宗は「ファンクな踊れる曲です」と紹介した、変拍子がとびかうすさまじい曲。
リズムチェンジが激しいから踊れるかどうかは別として・・・(笑)
猛烈な演奏に巻き込まれて、僕は演奏を楽しんでいた。
曲が終わると、そのままドラムとベースのコンビネーション・ソロに変わった。
これが何しろハイテクニック!
清水が無心にベースに指を走らせる。メロディアスなフレーズが溢れ出し、うなりを上げる。
音が団子になってステージから降ってきた。
宗のドラムは一定のテンポを刻みつつも、次々に派手なフィルで空間を埋め尽くす。
すでにハイハットはかけらも踏まない。
はだしの足でツインペダルを使って、バスドラを激しく踏み鳴らしていた。
たぶん、5分近くベースとドラムのコンビを聞かせていたと思う。
そのまま他のメンバーがプレイに加わる。もちろんテンションはかけらも落ちやしない。
いつのまにかおのおのの奏者が微妙にテンポの違うフレーズを演奏し、見事なポリリズムの名演だった。

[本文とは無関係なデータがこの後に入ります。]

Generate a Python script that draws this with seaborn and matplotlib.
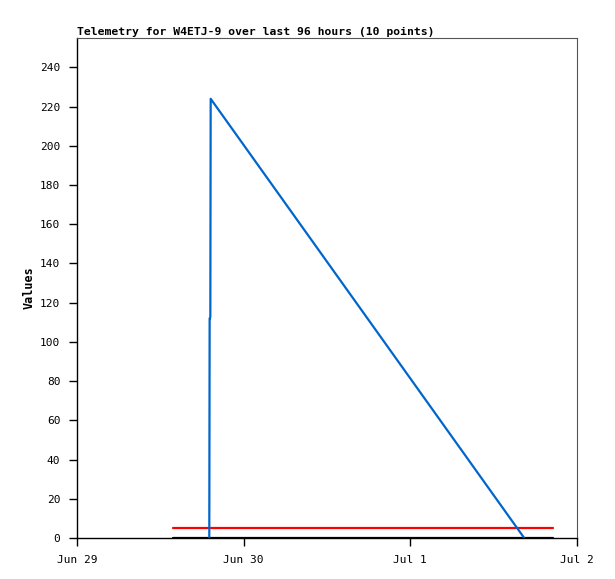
import matplotlib
matplotlib.use("Agg")
import matplotlib.pyplot as plt
import seaborn as sns
import pandas as pd

sns.set_theme(style="white")
plt.rcParams['font.family'] = ['DejaVu Sans Mono']
plt.rcParams['text.color'] = 'black'
plt.rcParams['axes.labelcolor'] = 'black'
plt.rcParams['xtick.color'] = 'black'
plt.rcParams['ytick.color'] = 'black'

title = "Telemetry for W4ETJ-9 over last 96 hours (10 points)"
base = pd.Timestamp("2024-06-29 00:00")

# blue series: hours after Jun 29 00:00, values
blue_hours = [19.05, 19.1, 19.15, 19.2, 19.25, 64.4]
blue_values = [0, 112, 112, 113, 224, 0]

# threshold lines
red_hours = [13.8, 68.6]
red_values = [5, 5]
black_hours = [13.8, 68.6]
black_values = [0, 0]

tick_labels = ["Jun 29", "Jun 30", "Jul 1", "Jul 2"]

def frame(h, v):
    return pd.DataFrame({"t": [base + pd.Timedelta(hours=x) for x in h], "v": v})

fig = plt.figure(figsize=(6.15, 5.79), dpi=100)
ax = fig.add_axes([77/615, 41/579, 500/615, 500/579])

sns.lineplot(data=frame(black_hours, black_values), x="t", y="v", ax=ax,
             color="black", lw=1.6, estimator=None, sort=False)
sns.lineplot(data=frame(red_hours, red_values), x="t", y="v", ax=ax,
             color="#ff0000", lw=1.6, estimator=None, sort=False)
sns.lineplot(data=frame(blue_hours, blue_values), x="t", y="v", ax=ax,
             color="#0066cc", lw=1.6, estimator=None, sort=False)

ticks = [base + pd.Timedelta(days=i) for i in range(4)]
ax.set_xlim(ticks[0], ticks[-1])
ax.set_xticks(ticks)
ax.set_xticklabels(tick_labels)
ax.set_ylim(0, 255)
ax.set_yticks(range(0, 241, 20))

ax.tick_params(axis="both", direction="out", length=6, width=1, color="black",
               labelsize=8, pad=6, left=True, bottom=True, labelcolor="black")
for s in ["left", "bottom"]:
    ax.spines[s].set_color("black")
    ax.spines[s].set_linewidth(1)
for s in ["top", "right"]:
    ax.spines[s].set_color("#555555")
    ax.spines[s].set_linewidth(0.8)

ax.set_xlabel("")
ax.set_ylabel("Values", fontsize=8.5, fontweight="bold", labelpad=3, color="black")
ax.set_title(title, loc="left", fontsize=8.2, fontweight="bold", pad=2, color="black")

fig.savefig("out.png", dpi=100)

最後の曲は、ロマンチックなサックスが印象的な「死ネバ馬鹿モ治ル」。
しばしムーディなメロディで、雰囲気を和らげる。
そして唐突にフリーな演奏に切り替わり、バディの空間を音が埋め尽くした。
おもむろに宗がドラムセットの上に仁王立ちになる。
演奏のヴォリュームに負けない絶叫でメンバー紹介。いきなりスティックを投げ捨てる。
少ないながらも、今日の名演に大喜びの観客達による拍手の中、ステージを去った。
このまま終わっても文句なかったのに。
アンコールの拍手を送っていたら期待にこたえてくれた。アップテンポの曲をきめる。
ところどころでメンバーが、楽しそうに笑いながら演奏していたのが印象的だった。
二時間強に渡って期待以上のテンションをキープした、大満足のライブ。
またぜひ聴きたいな。12月は・・・平日だからなあ。1月に期待しようかな。